In the end, it didn't matter. When a House seat opened in 1982, McCain bested three others in the Republican primary and trounced the token Democratic opposition in the heavily conservative state.

He was reelected in 1984 and then moved up, winning four Senate campaigns in a row. Although a moderate in a traditionally conservative state, he transformed himself into one of Arizona's favorite sons.

But it was in that first run that McCain showed his political mettle.

His life perhaps half-done, his war heroics behind him, McCain had tasted the nectar of official Washington as the Navy's liaison to the Senate and was eager to forge his own way. In what many describe as typical McCain-style determination, he plunged right in.

Though new to politics and Arizona, McCain quickly assembled a circle of influential friends and wealthy backers. And he was not shy about running on his record as a former Navy pilot and prisoner of war.

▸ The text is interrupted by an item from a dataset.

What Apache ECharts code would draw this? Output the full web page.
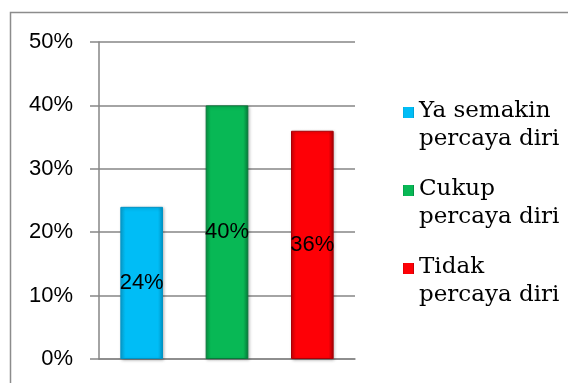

Some people look back and realize that in the early 1980s, McCain already was trying to position himself for higher office. But in his political debut, McCain showed he could be impulsive and sharp-tempered -- traits that still haunt him politically.

"I was in my 40s and in a hurry," he said in his autobiography. To wait, he said, "I had neither the time nor the patience." While other aspiring politicians mapped out 10-year plans to capture a seat in Washington, McCain worried that to sit out even one election cycle would mean "my chances were diminishing by the day."